Jusque-là, rien de révolutionnaire ou de particulièrement terrifiant, tant on imagine que les entreprises essentielles au fonctionnement d’Internet disposent d’arsenaux de défense affûtés. Ce qui inquiète l’expert, c’est la façon dont ces attaques de dénis de service sont menées :
“Ces attaques sont bien plus larges que celles que [ces entreprises] ont l’habitude de voir. Elles durent plus longtemps. Elles sont plus sophistiquées. Et elles ressemblent à du sondage. Une semaine, l’attaque débute à une certaine intensité, augmente sa violence lentement avant de s’arrêter. La semaine suivante, elle reprend là où elle s’était arrêtée et continue d’augmenter. Et ainsi de suite, le long de ces lignes, comme si l’assaillant cherchait le point précis de faiblesse.”
Enfin, ces nouveaux types d’attaques DDoS, plus complexes, sont configurés de telle façon qu’ils permettent à leurs commanditaires d’avoir une vue d’ensemble des défenses de l’adversaire.

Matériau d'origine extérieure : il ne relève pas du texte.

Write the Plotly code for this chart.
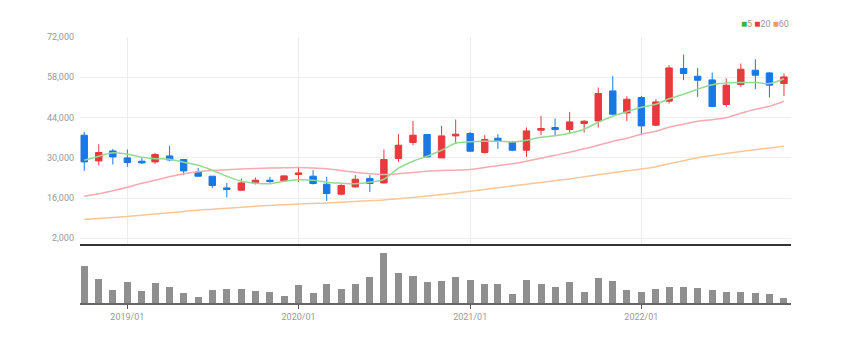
import pandas as pd
import plotly.graph_objects as go

months = pd.date_range("2018-10-01", periods=50, freq="MS")

open_ = [37840, 28900, 32380, 29950, 28800, 28550, 30640, 29390, 25080, 23580,
         19510, 18710, 21250, 22190, 21950, 24170, 23580, 20800, 17320, 19860,
         22780, 21250, 29740, 35300, 38080, 29950, 37600, 38430, 31820, 36800,
         35300, 32620, 39580, 40520, 39820, 41910, 42810, 53250, 45600, 50950,
         41320, 49670, 61040, 58360, 57070, 48520, 55470, 60450, 59510, 55820]
high = [38990, 34710, 33080, 32870, 30080, 31680, 34120, 29500, 26470, 23600,
        21250, 22780, 23130, 23340, 23930, 26820, 25670, 23340, 20800, 23930,
        23930, 32870, 38190, 42810, 38300, 41080, 43300, 38990, 37840, 38190,
        35750, 40520, 44550, 43650, 45940, 43060, 54430, 58360, 51400, 51510,
        50360, 62190, 65910, 61250, 59650, 57560, 62780, 64270, 59860, 59300]
low = [25420, 27400, 27650, 26820, 27860, 27860, 28800, 23930, 23400, 19410,
       16170, 18470, 20690, 21040, 21600, 21600, 20700, 14990, 16970, 19650,
       18120, 21000, 28550, 34360, 30100, 29900, 34950, 32030, 31480, 33080,
       32280, 30290, 37840, 37840, 38430, 38780, 40520, 44900, 42810, 37840,
       41000, 48870, 56970, 51160, 47600, 47680, 54640, 53840, 50950, 51510]
close = [28550, 31820, 30290, 28350, 28210, 31130, 29250, 25420, 23580, 20350,
         18950, 21250, 22190, 21730, 23690, 24730, 21040, 17560, 20350, 22540,
         21040, 29390, 34360, 37840, 30290, 37600, 38190, 32280, 36350, 35650,
         32620, 39340, 40170, 39820, 42470, 42710, 52340, 45140, 50360, 41080,
         49420, 61250, 59300, 56970, 47820, 55230, 60790, 58710, 55230, 58120]

ma5 = [29140, 30540, 31750, 31230, 30190, 29670, 29490, 28450, 27410, 25670,
       23580, 21840, 21150, 20970, 21840, 22360, 22190, 21490, 21150, 20970,
       21490, 22540, 26360, 28800, 30540, 32620, 35060, 35580, 35750, 35750,
       35510, 36100, 37140, 37670, 38540, 39930, 42360, 44450, 46010, 47580,
       48620, 50530, 52100, 53840, 55400, 56030, 56170, 56170, 55820, 57490]
ma20 = [16620, 17490, 18540, 19750, 21150, 22190, 23410, 24450, 25150, 25560,
        25840, 26090, 26260, 26400, 26540, 26610, 26430, 26190, 25560, 24970,
        24450, 24170, 24450, 24870, 25320, 25560, 25670, 25910, 26610, 27230,
        27930, 28800, 29840, 30880, 31930, 33150, 34360, 35750, 36800, 38190,
        39230, 40620, 41670, 42710, 43230, 43930, 45490, 46880, 47930, 49670]
ma60 = [8520, 8870, 9220, 9600, 10020, 10430, 10850, 11300, 11760, 12100,
        12450, 12800, 13150, 13420, 13670, 13910, 14090, 14260, 14540, 14820,
        15060, 15340, 15760, 16210, 16690, 17220, 17770, 18360, 18950, 19580,
        20210, 20800, 21420, 22020, 22640, 23410, 24100, 24800, 25490, 26120,
        26890, 27930, 28970, 30010, 30780, 31480, 32170, 32800, 33390, 34010]

volume = [4440000, 2840000, 1520000, 2480000, 1360000, 2400000, 1840000, 1200000, 720000, 1480000,
          1640000, 1640000, 1360000, 1280000, 800000, 2080000, 1200000, 2200000, 1640000, 2200000,
          3120000, 6000000, 3520000, 3240000, 2480000, 2640000, 3120000, 2720000, 2200000, 2280000,
          1080000, 2720000, 2200000, 1880000, 2440000, 1240000, 3000000, 2600000, 1480000, 1320000,
          1640000, 1920000, 1840000, 1720000, 1480000, 1280000, 1280000, 1120000, 1000000, 600000]

price_ticks = [2000, 16000, 30000, 44000, 58000, 72000]
date_ticks = ["2019-01-01", "2020-01-01", "2021-01-01", "2022-01-01"]
ma_names = ["5", "20", "60"]
ma_legend_colors = ["#2fb83c", "#e8393d", "#f39a4a"]

RED = "#e8393d"
BLUE = "#1a78e6"
font_family = "Liberation Sans Narrow, Roboto, sans-serif"

fig = go.Figure()
fig.add_trace(go.Candlestick(
    x=months, open=open_, high=high, low=low, close=close,
    increasing=dict(line=dict(color=RED, width=1), fillcolor=RED),
    decreasing=dict(line=dict(color=BLUE, width=1), fillcolor=BLUE),
    whiskerwidth=0, hoverinfo="skip", xaxis="x", yaxis="y", showlegend=False))

for vals, col in [(ma60, "#f9c697"), (ma20, "#f5abb1"), (ma5, "#93da93")]:
    fig.add_trace(go.Scatter(x=months, y=vals, mode="lines",
                             line=dict(color=col, width=1.5, shape="spline"),
                             hoverinfo="skip", xaxis="x", yaxis="y", showlegend=False))

fig.add_trace(go.Bar(x=months, y=volume, marker=dict(color="#8f8f8f", line=dict(width=0)),
                     width=15 * 86400000, hoverinfo="skip", xaxis="x2", yaxis="y2",
                     showlegend=False))

xrange = ["2018-09-22", "2022-11-16"]
legend_text = " ".join(
    f'<span style="color:{c};font-size:10px">■</span>{n}' for n, c in zip(ma_names, ma_legend_colors))

fig.update_layout(
    width=847, height=341,
    margin=dict(l=80, r=56, t=37, b=38),
    paper_bgcolor="white", plot_bgcolor="white",
    font=dict(family=font_family, size=9, color="#999999"),
    showlegend=False,
    bargap=0,
    xaxis=dict(type="date", range=xrange, domain=[0, 1], anchor="y",
               tickvals=date_ticks, showticklabels=False, ticks="",
               showgrid=True, gridcolor="#ececec", gridwidth=1,
               showline=True, linecolor="#333333", linewidth=2,
               zeroline=False, rangeslider=dict(visible=False)),
    yaxis=dict(domain=[0.2218, 1], range=[0, 72000], tickvals=price_ticks,
               ticktext=[f"{v:,}" for v in price_ticks],
               showgrid=True, gridcolor="#efefef", zeroline=False, showline=False,
               ticks="", ticklabelstandoff=5, tickfont=dict(size=9, color="#999999")),
    xaxis2=dict(type="date", range=xrange, domain=[0, 1], anchor="y2",
                tickvals=date_ticks, tickformat="%Y/%m", ticks="outside",
                ticklen=4, tickcolor="#555555", tickwidth=1,
                showgrid=False, showline=True, linecolor="#666666", linewidth=2,
                zeroline=False, tickfont=dict(size=9, color="#999999")),
    yaxis2=dict(domain=[0, 0.19], range=[0, 6060000], visible=False),
    annotations=[dict(text=legend_text, x=1, y=1.0526, xref="paper", yref="paper",
                      xanchor="right", yanchor="middle", showarrow=False,
                      font=dict(size=9, color="#999999", family=font_family))],
)

fig.write_html("out.html")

Attaquée simultanément à différents endroits et par différents types de DDoS, l’entreprise n’a d’autre choix que de faire fonctionner tous ses systèmes de protection à la fois. Et, par conséquent, de dévoiler son jeu. Comme si un pays calibrait son arsenal, patiemment, en étudiant les défenses de son adversaire à venir avant de lancer une attaque systémique.
Bons baisers de Chine
Quant à l’origine des attaques, le spécialiste est catégorique : tester la résistance des fondations d’Internet “n’est pas quelque chose qu’un activiste, un criminel ou un chercheur ferait”. Ce type d’attaque, par sa coordination, son ampleur et sa complexité, ne peut venir que d’un État. “On dirait qu’un commandement militaire essaye de calibrer son arsenal en vue d’une cyberguerre”, développe Bruce Schneier. Selon lui, et les responsables interrogés, “les données pointent vers la Chine”. Même si la Russie est un autre candidat sérieux, au vu de ses récents antécédents.
La question qui suit, après avoir identifié les attaques et réduit le nombre de suspects, est évidemment : “Que peut-on faire pour y remédier ?”. Réponse de Bruce Schneier : “Pas grand-chose, en fait”. Tant que la source des attaques n’aura pas été clairement identifiée (et vu les moyens technologiques à l’œuvre, ça risque d’être compliqué), impossible de faire quoi que ce soit pour enrayer le processus.
Comme conclut Bruce Schneier, les piliers qui soutiennent Internet sont en train d’être méticuleusement grignotés par une entité inconnue, personne ne peut encore rien faire pour l’arrêter, mais “les gens devraient le savoir”. Ne serait-ce que pour se rappeler qu’Internet n’est pas indestructible.